[whatwg] Web Forms 2.0 - what does it extend , definition of same,

James Graham jg307 at cam.ac.uk
Mon Jan 10 06:22:46 PST 2005


Jim Ley wrote:

>On Tue, 11 Jan 2005 01:15:14 +1300, Matthew Thomas <mpt at myrealbox.com> wrote:
>  
>
>>It is quite impressive for you to have snipped my answer to your
>>question and then to have asked it.
>>    
>>
>
>Unfortunately, that's not an answer to who the WE are, in terms of
>web-applications, Amazon and IMDB are certainly not relevant, they're
>not web-applications, they publish information, that's a very
>different use case, and isn't a use case that Web Forms 2.0 or Web
>Applications is addressing.
>
They're certianly web applications in my definition - they provide an 
interface which allows me to retrive, view and manipulate data. Do you 
only consier web applications to be "thin-client" analouges to existing 
desktop applications (e.g. GMail, bloglines)? If not, what is a web 
application under your definition?

>>>You're also missing one of the elements, non-arbitrary XML - For
>>>example Bill McCoy's RSS reader won't be consuming arbitrary XML.
>>>      
>>>
>>That's not relevant. We're talking about what applications are written
>>in, not about what they consume. 
>>    
>>
>
>Are we?  I thought we'd been discussing Bill McCoy's excellent points
>on how web-applications are put together, one of which is that
>consuming appropriate XML semantics in your web-application is a good
>thing - that's something that XForms and XBL and others allow, it's
>not something that the work here is contributing too.
>  
>
I feel I must have missed your point here.
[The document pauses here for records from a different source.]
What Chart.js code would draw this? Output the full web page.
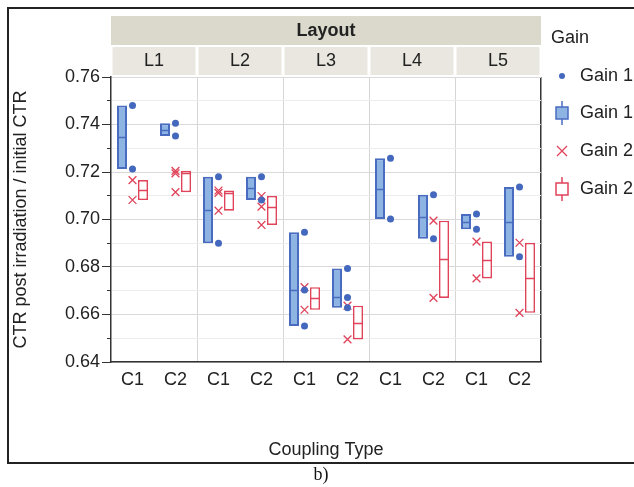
<!DOCTYPE html>
<html><head><meta charset="utf-8">
<script src="https://cdn.jsdelivr.net/npm/chart.js@4.4.0/dist/chart.umd.min.js"></script>
<style>html,body{margin:0;padding:0;background:#fff;}canvas{display:block;}</style>
</head><body>
<canvas id="c" width="634" height="487"></canvas>
<script>
// ---- data ----
const layouts = ['L1', 'L2', 'L3', 'L4', 'L5'];
const couplings = ['C1', 'C2'];
const yTickLabels = ['0.64', '0.66', '0.68', '0.70', '0.72', '0.74', '0.76'];
// order: L1C1, L1C2, L2C1, L2C2, ... L5C2
const gain1 = [
  [0.7480, 0.7213],
  [0.7405, 0.7352],
  [0.7180, 0.6900],
  [0.7180, 0.7082],
  [0.6946, 0.6703, 0.6552],
  [0.6794, 0.6672, 0.6628],
  [0.7258, 0.7002],
  [0.7104, 0.6919],
  [0.7023, 0.6959],
  [0.7137, 0.6843]
];
const gain2 = [
  [0.7166, 0.7082],
  [0.7205, 0.7194, 0.7115],
  [0.7122, 0.7112, 0.7037],
  [0.7099, 0.7054, 0.6977],
  [0.6715, 0.6620],
  [0.6637, 0.6495],
  [],
  [0.6995, 0.6670],
  [0.6907, 0.6752],
  [0.6902, 0.6607]
];
const seriesNames = ['Gain 1', 'Gain 2'];

// ---- derived ----
const keys = layouts.flatMap(l => couplings.map(c => l + '|' + c));
const boxRange = arr => arr.map(p => p.length ? [Math.min(...p), Math.max(...p)] : null);
const median = arr => arr.map(p => {
  if (!p.length) return null;
  const s = [...p].sort((a, b) => a - b);
  const m = Math.floor(s.length / 2);
  return s.length % 2 ? s[m] : (s[m - 1] + s[m]) / 2;
});
const pts = arr => arr.flatMap((p, i) => p.map(v => ({ x: keys[i], y: v })));

const BLUE = '#4a6cc0', BLUE_FILL = '#8db4e2', DOT = '#4468bd', RED = '#e0435a';
const FONT = "'Liberation Sans', Arial, Helvetica, sans-serif";
const FS = 18;
Chart.defaults.font.family = FONT;
Chart.defaults.color = '#222';

const isMajor = v => Math.round(v * 100) % 2 === 0;

const medianPlugin = {
  id: 'medians',
  afterDatasetDraw(chart, args) {
    const ds = chart.data.datasets[args.index];
    if (!ds.medians) return;
    const ctx = chart.ctx, y = chart.scales.y;
    ctx.save();
    ctx.strokeStyle = ds.borderColor;
    ctx.lineWidth = 1.5;
    args.meta.data.forEach((el, i) => {
      const m = ds.medians[i];
      if (m == null) return;
      const py = Math.round(y.getPixelForValue(m)) + 0.5;
      ctx.beginPath();
      ctx.moveTo(el.x - el.width / 2, py);
      ctx.lineTo(el.x + el.width / 2, py);
      ctx.stroke();
    });
    ctx.restore();
  }
};

const decorPlugin = {
  id: 'decor',
  beforeDraw(chart) {
    const ctx = chart.ctx, a = chart.chartArea;
    const w = (a.right - a.left) / keys.length;
    ctx.save();
    // Layout band
    ctx.fillStyle = '#dbd9cb';
    ctx.fillRect(a.left, 16, a.right - a.left, 29);
    ctx.fillStyle = '#222';
    ctx.font = 'bold ' + FS + 'px ' + FONT;
    ctx.textAlign = 'center';
    ctx.textBaseline = 'middle';
    ctx.fillText('Layout', (a.left + a.right) / 2, 31);
    // L row
    ctx.font = FS + 'px ' + FONT;
    layouts.forEach((l, k) => {
      const x0 = a.left + 2 * k * w, x1 = x0 + 2 * w;
      ctx.fillStyle = '#e9e7df';
      ctx.fillRect(x0 + 1.5, 47, x1 - x0 - 3, 28);
      ctx.fillStyle = '#222';
      ctx.fillText(l, (x0 + x1) / 2, 61);
    });
    ctx.restore();
  },
  afterDraw(chart) {
    const ctx = chart.ctx;
    ctx.save();
    // outer frame
    ctx.strokeStyle = '#222';
    ctx.lineWidth = 2;
    ctx.beginPath();
    ctx.moveTo(634, 8); ctx.lineTo(8, 8); ctx.lineTo(8, 463); ctx.lineTo(634, 463);
    ctx.stroke();
    // caption
    ctx.fillStyle = '#111';
    ctx.font = "18px 'Liberation Serif', 'Times New Roman', serif";
    ctx.textAlign = 'center';
    ctx.textBaseline = 'middle';
    ctx.fillText('b)', 321, 475);
    // legend
    ctx.textAlign = 'left';
    ctx.font = FS + 'px ' + FONT;
    ctx.fillStyle = '#222';
    ctx.fillText('Gain', 551, 38);
    const lx = 562, tx = 580;
    const items = [76, 113, 151, 189];
    ctx.fillStyle = DOT;
    ctx.beginPath(); ctx.arc(lx, items[0], 3, 0, Math.PI * 2); ctx.fill();
    const boxIcon = (y, fill, stroke) => {
      ctx.strokeStyle = stroke; ctx.lineWidth = 1.5;
      ctx.beginPath(); ctx.moveTo(lx, y - 12); ctx.lineTo(lx, y + 12); ctx.stroke();
      ctx.fillStyle = fill;
      ctx.fillRect(lx - 6, y - 6, 12, 12);
      ctx.strokeRect(lx - 6, y - 6, 12, 12);
    };
    boxIcon(items[1], BLUE_FILL, BLUE);
    ctx.strokeStyle = RED; ctx.lineWidth = 1.3;
    ctx.beginPath();
    ctx.moveTo(lx - 5, items[2] - 5); ctx.lineTo(lx + 5, items[2] + 5);
    ctx.moveTo(lx + 5, items[2] - 5); ctx.lineTo(lx - 5, items[2] + 5);
    ctx.stroke();
    boxIcon(items[3], '#fff', RED);
    ctx.fillStyle = '#222';
    ctx.fillText(seriesNames[0], tx, items[0]);
    ctx.fillText(seriesNames[0], tx, items[1]);
    ctx.fillText(seriesNames[1], tx, items[2]);
    ctx.fillText(seriesNames[1], tx, items[3]);
    ctx.restore();
  }
};

new Chart(document.getElementById('c'), {
  type: 'bar',
  data: {
    labels: keys,
    datasets: [
      { type: 'line', label: 'Gain 1', data: pts(gain1), showLine: false, pointStyle: 'circle',
        pointRadius: 3.5, pointBackgroundColor: DOT, pointBorderWidth: 0, order: 0 },
      { type: 'line', label: 'Gain 2', data: pts(gain2), showLine: false, pointStyle: 'crossRot',
        pointRadius: 5.5, pointBorderColor: RED, pointBorderWidth: 1.3, order: 0 },
      { type: 'bar', label: 'Gain 1 box', data: boxRange(gain1), medians: median(gain1),
        backgroundColor: BLUE_FILL, borderColor: BLUE, borderWidth: 2, borderSkipped: false, order: 1 },
      { type: 'bar', label: 'Gain 2 box', data: boxRange(gain2), medians: median(gain2),
        backgroundColor: '#ffffff', borderColor: RED, borderWidth: 1.6, borderSkipped: false, order: 1 }
    ]
  },
  options: {
    responsive: false,
    animation: false,
    events: [],
    categoryPercentage: 0.977,
    barPercentage: 0.476,
    layout: { padding: { left: 0, top: 77, right: 93, bottom: 0 } },
    plugins: { legend: { display: false }, tooltip: { enabled: false } },
    scales: {
      x: {
        offset: true,
        afterFit: s => { s.height = 125; },
        ticks: { font: { size: FS }, color: '#222', padding: 7, autoSkip: false, maxRotation: 0,
          callback: (v, i) => keys[i].split('|')[1] },
        grid: { offset: true, drawTicks: false,
          color: c => c.index === undefined ? '#333' : (c.index > 0 && c.index % 2 === 0 ? '#d6d6d6' : 'rgba(0,0,0,0)'),
          lineWidth: c => c.index === undefined ? 1.5 : 1 },
        border: { color: '#333', width: 1.5 },
        title: { display: true, text: 'Coupling Type', font: { size: FS }, color: '#222', padding: { top: 0, bottom: 26 } }
      },
      y: {
        min: 0.64, max: 0.76,
        afterFit: s => { s.width = 111; },
        ticks: { stepSize: 0.01, autoSkip: false, font: { size: FS }, color: '#222', padding: 2,
          callback: v => { const s = v.toFixed(2); return yTickLabels.includes(s) ? s : ''; } },
        grid: {
          color: c => isMajor(c.tick.value) ? '#d9d9d9' : '#ededed',
          lineWidth: 1,
          tickLength: 9,
          tickColor: '#333',
          tickBorderDash: c => isMajor(c.tick.value) ? [] : [5, 5],
          tickBorderDashOffset: c => isMajor(c.tick.value) ? 0 : 5
        },
        border: { color: '#333', width: 1.5 },
        title: { display: true, text: 'CTR post irradiation / initial CTR', font: { size: FS }, color: '#222', padding: { top: 10, bottom: 0 } }
      }
    }
  },
  plugins: [medianPlugin, decorPlugin]
});
</script>
</body></html>
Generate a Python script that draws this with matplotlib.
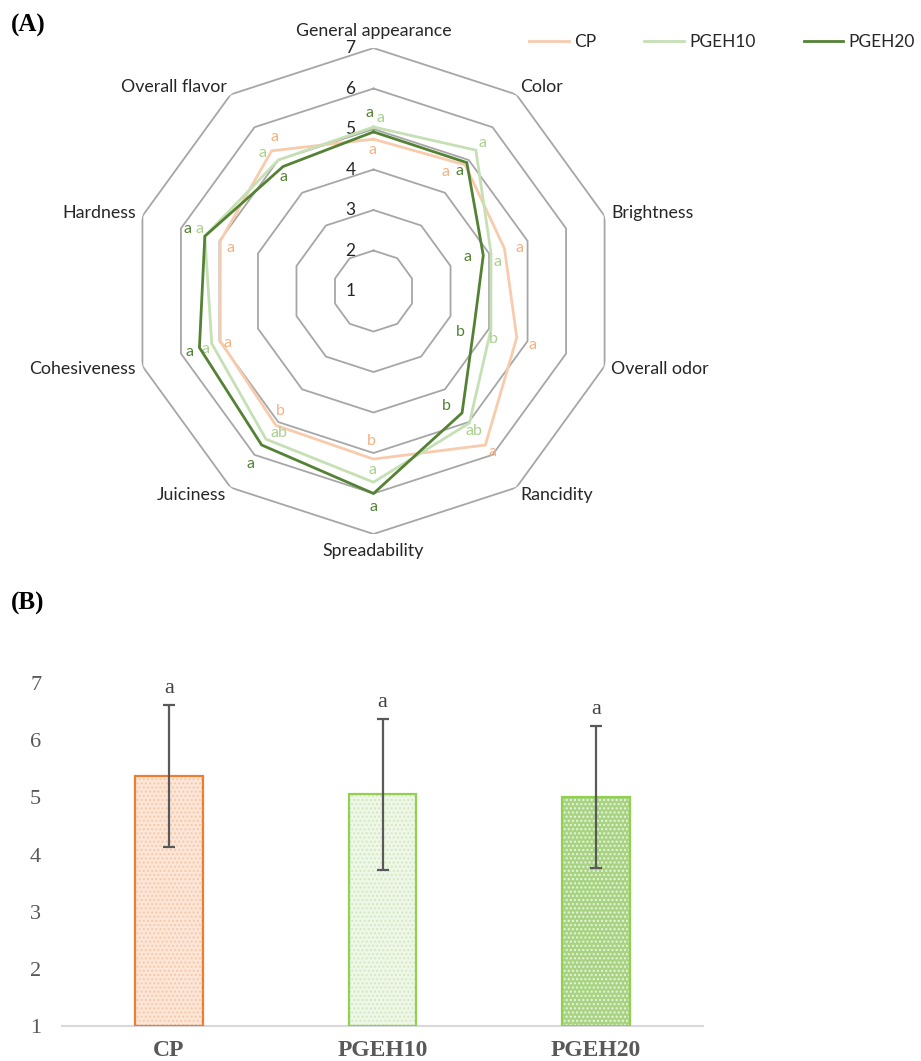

Why does it matter if a 
(proprietry) web application (under your definition) consumes semantic 
markup, non semantic markup, binary data or anything else?  That only 
matters if your web application is consuming a format also consumed by 
other applications and only then if the format itself is designed with 
accessibility in mind. What matters is the markup sent to the client is 
semantic or not, so that a user can interpret it without requiring a 
visual rendering. Web Forms and more generally "HTML 5" allow this by 
extending the range of UI elements that can be used in HTML browsers 
without recourse to javascript and by providing additional sematic 
elements that may be used to convey information.